3.3 Changing response codes

The third aspect of our investigation centers around the question whether HTTP response codes change, depending on what HTTP request method is used. We have shown in Sect. 4.1 that dereferencing DOIs does not result in the same response codes but varies depending on what request method we used. In this section, we analyze the nature of response code change per DOI and request method. This investigation aims at providing clarity about if and how response codes change and the ramifications for the notion of persistence.

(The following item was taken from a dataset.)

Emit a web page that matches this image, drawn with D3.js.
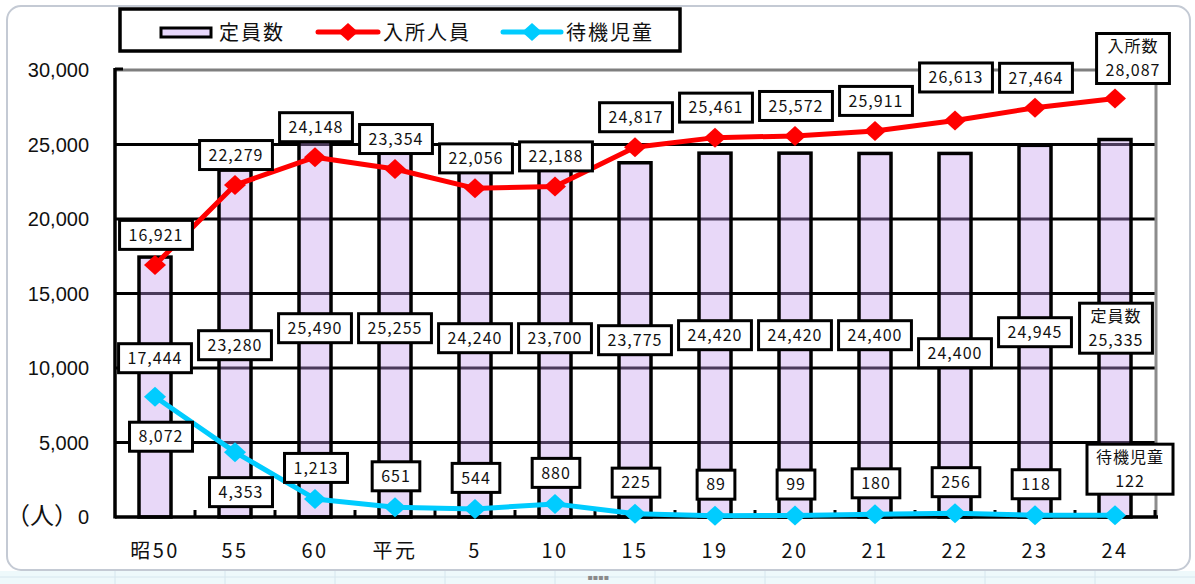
<!DOCTYPE html>
<html>
<head>
<meta charset="utf-8">
<script src="https://cdn.jsdelivr.net/npm/d3@7"></script>
<style>
  body { margin: 0; background: #fff; }
  svg { display: block; }
  .tickText { font-family: "Liberation Sans", Arial, sans-serif; font-size: 20px; fill: #111; }
  .catText { font-family: "Noto Sans CJK JP", sans-serif; font-size: 20px; fill: #111; letter-spacing: 2.5px; }
  .boxText { font-family: "Noto Sans CJK JP", sans-serif; font-size: 16px; fill: #111; letter-spacing: 1px; }
  .legText { font-family: "Noto Sans CJK JP", sans-serif; font-size: 20px; fill: #111; letter-spacing: 2px; }
</style>
</head>
<body>
<div id="chart"></div>
<script>
// data
var categories = ["昭50", "55", "60", "平元", "5", "10", "15", "19", "20", "21", "22", "23", "24"];
var capacity = [17444, 23280, 25490, 25255, 24240, 23700, 23775, 24420, 24420, 24400, 24400, 24945, 25335];
var enrolled = [16921, 22279, 24148, 23354, 22056, 22188, 24817, 25461, 25572, 25911, 26613, 27464, 28087];
var waiting = [8072, 4353, 1213, 651, 544, 880, 225, 89, 99, 180, 256, 118, 122];
var yTicks = [0, 5000, 10000, 15000, 20000, 25000, 30000];
var seriesNames = ["定員数", "入所人員", "待機児童"];

var svgWidth = 1195;
var svgHeight = 584;

var margin = {
  top: 70,
  right: 40,
  bottom: 67,
  left: 115
};

var width = svgWidth - margin.left - margin.right;
var height = svgHeight - margin.top - margin.bottom;

// hand-placed label nudges (pixels), as in the original sheet
var capLabelNudge = [20, 7, -10, -10, 0, 0, 2, -3, -3, -3, 15, -6, -10];

var fmt = d3.format(",");
var barFill = "rgba(195,153,237,0.38)";
var red = "#ff0000";
var cyan = "#00ccff";

var svg = d3.select("#chart")
  .append("svg")
  .attr("width", svgWidth)
  .attr("height", svgHeight);

// outer frame + spreadsheet strip below
svg.append("rect")
  .attr("x", 0).attr("y", 571).attr("width", svgWidth).attr("height", 13)
  .attr("fill", "#eef9fb");
svg.append("line")
  .attr("x1", 0).attr("x2", svgWidth).attr("y1", 577).attr("y2", 577)
  .attr("stroke", "#d6e6ee");
[115, 225, 335, 445, 555, 655, 765, 875, 985, 1095].forEach(function(px) {
  svg.append("line")
    .attr("x1", px).attr("x2", px).attr("y1", 571).attr("y2", 584)
    .attr("stroke", "#d6e6ee");
});
svg.append("text")
  .attr("x", 598).attr("y", 580)
  .attr("text-anchor", "middle")
  .style("font-family", "DejaVu Sans").style("font-size", "8px")
  .attr("fill", "#8a8a8a")
  .text("▪▪▪▪");

svg.append("rect")
  .attr("x", 7).attr("y", 6)
  .attr("width", 1183).attr("height", 564)
  .attr("rx", 14)
  .attr("fill", "#fff")
  .attr("stroke", "#c4cad4")
  .attr("stroke-width", 2);

var chartGroup = svg.append("g")
  .attr("transform", `translate(${margin.left}, ${margin.top})`);

// scales
var xScale = d3.scaleBand()
  .domain(categories)
  .range([0, width])
  .paddingInner(0.6)
  .paddingOuter(0.3);

var yScale = d3.scaleLinear()
  .domain([0, 30000])
  .range([height, 0]);

var cx = function(i) { return xScale(categories[i]) + xScale.bandwidth() / 2; };

// gridlines
chartGroup.append("g").selectAll("line")
  .data(yTicks.filter(function(t) { return t > 0; }))
  .enter()
  .append("line")
  .attr("x1", 0).attr("x2", width)
  .attr("y1", function(d) { return yScale(d); })
  .attr("y2", function(d) { return yScale(d); })
  .attr("stroke", function(d) { return d === 30000 ? "#7f7f7f" : "#000"; })
  .attr("stroke-width", 3);

// right border
chartGroup.append("line")
  .attr("x1", width + 1).attr("x2", width + 1)
  .attr("y1", 0).attr("y2", height)
  .attr("stroke", "#8c8c8c").attr("stroke-width", 3);

// bars
chartGroup.append("g").selectAll("rect")
  .data(capacity)
  .enter()
  .append("rect")
  .attr("x", function(d, i) { return xScale(categories[i]); })
  .attr("y", function(d) { return yScale(d); })
  .attr("width", xScale.bandwidth())
  .attr("height", function(d) { return height - yScale(d); })
  .attr("fill", barFill)
  .attr("stroke", "#000")
  .attr("stroke-width", 3.5);

// axes
chartGroup.append("line")
  .attr("x1", 0).attr("x2", 0)
  .attr("y1", -2).attr("y2", height + 1.5)
  .attr("stroke", "#000").attr("stroke-width", 3.5);
chartGroup.append("line")
  .attr("x1", 0).attr("x2", 8)
  .attr("y1", -1).attr("y2", -1)
  .attr("stroke", "#000").attr("stroke-width", 3);
chartGroup.append("line")
  .attr("x1", 0).attr("x2", width + 3)
  .attr("y1", height).attr("y2", height)
  .attr("stroke", "#000").attr("stroke-width", 3.5);

// small ticks at category boundaries
var step = xScale.step();
chartGroup.append("g").selectAll("line")
  .data(categories.slice(1).concat(["end"]))
  .enter()
  .append("line")
  .attr("x1", function(d, i) { return (i + 1) * step; })
  .attr("x2", function(d, i) { return (i + 1) * step; })
  .attr("y1", height)
  .attr("y2", height - 7)
  .attr("stroke", "#000")
  .attr("stroke-width", 3);

// y labels
chartGroup.append("g").selectAll("text")
  .data(yTicks)
  .enter()
  .append("text")
  .attr("class", "tickText")
  .attr("x", -26)
  .attr("y", function(d) { return yScale(d); })
  .attr("dy", "0.36em")
  .attr("text-anchor", "end")
  .text(function(d) { return fmt(d); });

chartGroup.append("text")
  .attr("class", "legText")
  .attr("x", -37)
  .attr("y", height)
  .attr("dy", "0.3em")
  .attr("text-anchor", "end")
  .style("letter-spacing", "0px")
  .style("font-size", "24px")
  .text("（人）");

// x labels
chartGroup.append("g").selectAll("text")
  .data(categories)
  .enter()
  .append("text")
  .attr("class", "catText")
  .attr("x", function(d, i) { return cx(i); })
  .attr("y", height + 34)
  .attr("dy", "0.36em")
  .attr("text-anchor", "middle")
  .text(function(d) { return d; });

// lines and markers
function diamond(w, h) {
  return `M0,${-h}L${w},0L0,${h}L${-w},0Z`;
}

function drawSeries(values, color) {
  var line = d3.line()
    .x(function(d, i) { return cx(i); })
    .y(function(d) { return yScale(d); });

  chartGroup.append("path")
    .datum(values)
    .attr("d", line)
    .attr("fill", "none")
    .attr("stroke", color)
    .attr("stroke-width", 5)
    .attr("stroke-linejoin", "round");

  chartGroup.append("g").selectAll("path")
    .data(values)
    .enter()
    .append("path")
    .attr("transform", function(d, i) { return `translate(${cx(i)}, ${yScale(d)})`; })
    .attr("d", diamond(11, 10))
    .attr("fill", color);
}

drawSeries(enrolled, red);
drawSeries(waiting, cyan);

// label boxes
var labelGroup = chartGroup.append("g");

function addLabel(lines, x, y) {
  var g = labelGroup.append("g").attr("transform", `translate(${x}, ${y})`);
  var rect = g.append("rect");
  var lineH = 24;
  var maxW = 0;
  lines.forEach(function(t, k) {
    var txt = g.append("text")
      .attr("class", "boxText")
      .attr("x", 0)
      .attr("y", (k - (lines.length - 1) / 2) * lineH)
      .attr("dy", "0.36em")
      .attr("text-anchor", "middle")
      .text(t);
    maxW = Math.max(maxW, txt.node().getComputedTextLength());
  });
  var w = maxW + 18;
  var h = lines.length === 1 ? 29 : 50;
  rect.attr("x", -w / 2).attr("y", -h / 2)
    .attr("width", w).attr("height", h)
    .attr("fill", "#fff")
    .attr("stroke", "#000")
    .attr("stroke-width", 3);
}

var last = categories.length - 1;

enrolled.forEach(function(v, i) {
  if (i === last) {
    addLabel(["入所数", fmt(v)], cx(i) + 18, yScale(v) - 40);
  } else {
    var dy = i === 10 ? -43 : -30;
    addLabel([fmt(v)], cx(i) + 1, yScale(v) + dy);
  }
});

capacity.forEach(function(v, i) {
  if (i === last) {
    addLabel([seriesNames[0], fmt(v)], cx(i) + 1, yScale(12000) + capLabelNudge[i]);
  } else {
    addLabel([fmt(v)], cx(i), yScale(12000) + capLabelNudge[i]);
  }
});

waiting.forEach(function(v, i) {
  if (i === last) {
    addLabel([seriesNames[2], fmt(v)], cx(i) + 15, yScale(v) - 46);
  } else if (v > 4000) {
    addLabel([fmt(v)], cx(i) + 6, yScale(v) + 40);
  } else {
    addLabel([fmt(v)], cx(i) + 1, yScale(v) - 31);
  }
});

// legend
var legend = svg.append("g");
legend.append("rect")
  .attr("x", 120).attr("y", 9)
  .attr("width", 560).attr("height", 42)
  .attr("fill", "#fff")
  .attr("stroke", "#000")
  .attr("stroke-width", 3.5);

legend.append("rect")
  .attr("x", 161).attr("y", 28)
  .attr("width", 50).attr("height", 9)
  .attr("fill", "#e8d8fc")
  .attr("stroke", "#000")
  .attr("stroke-width", 3);
legend.append("text").attr("class", "legText")
  .attr("x", 219).attr("y", 33).attr("dy", "0.36em")
  .text(seriesNames[0]);

[[318, 378, red, 383, seriesNames[1]], [503, 561, cyan, 566, seriesNames[2]]].forEach(function(it) {
  legend.append("line")
    .attr("x1", it[0]).attr("x2", it[1])
    .attr("y1", 32).attr("y2", 32)
    .attr("stroke", it[2]).attr("stroke-width", 5)
    .attr("stroke-linecap", "round");
  legend.append("path")
    .attr("transform", `translate(${(it[0] + it[1]) / 2}, 32)`)
    .attr("d", diamond(10, 9))
    .attr("fill", it[2]);
  legend.append("text").attr("class", "legText")
    .attr("x", it[3]).attr("y", 33).attr("dy", "0.36em")
    .text(it[4]);
});
</script>
</body>
</html>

Figure 2 shows all response codes again binned into 200- (green), 300- (light gray), 400- (red), 500-level (blue), and error (black) responses per DOI for all three corpora. The request methods are represented on the x-axis, and each of the 10, 000 DOIs is displayed on the (unlabeled) y-axis. Figure 2a shows the response codes and their changes from one method to another for the \(DOI_{ext}\) corpus. We see that merely \(48.3\%\) of all 10, 000 DOIs consistently return a 200-level response, regardless of which request method is used. This number is surprisingly low. The fact that, consistently across request methods, more than half of our DOIs fail to successfully resolve to a target resource strongly indicates that the scholarly communication landscape is lacking the desired level of persistence. We further see major differences in response codes depending on the request method. For example, a large portion, just over \(40\%\), of all DOIs return a 300-level response for the simple GET request. However, \(12\%\) of these DOIs return a 200-level response with any of the other three request methods and \(25\%\) return a 200-level response if only the HEAD or Chrome method is used. We further find \(13\%\) of DOIs resulting in a 400-level response with the HEAD request but of these only \(30\%\) return the same response for any of the other request methods. In fact, \(25\%\) of them return a 200-level response when any other request method is used. Without further analysis of the specific links in the redirect chain and their content, which we leave for future work, we can only hypothesize that web servers of scholarly content take the request method into consideration and respond accordingly when resolving DOIs. However, this lack of consistency is worrisome for everyone concerned about persistence of the scholarly record.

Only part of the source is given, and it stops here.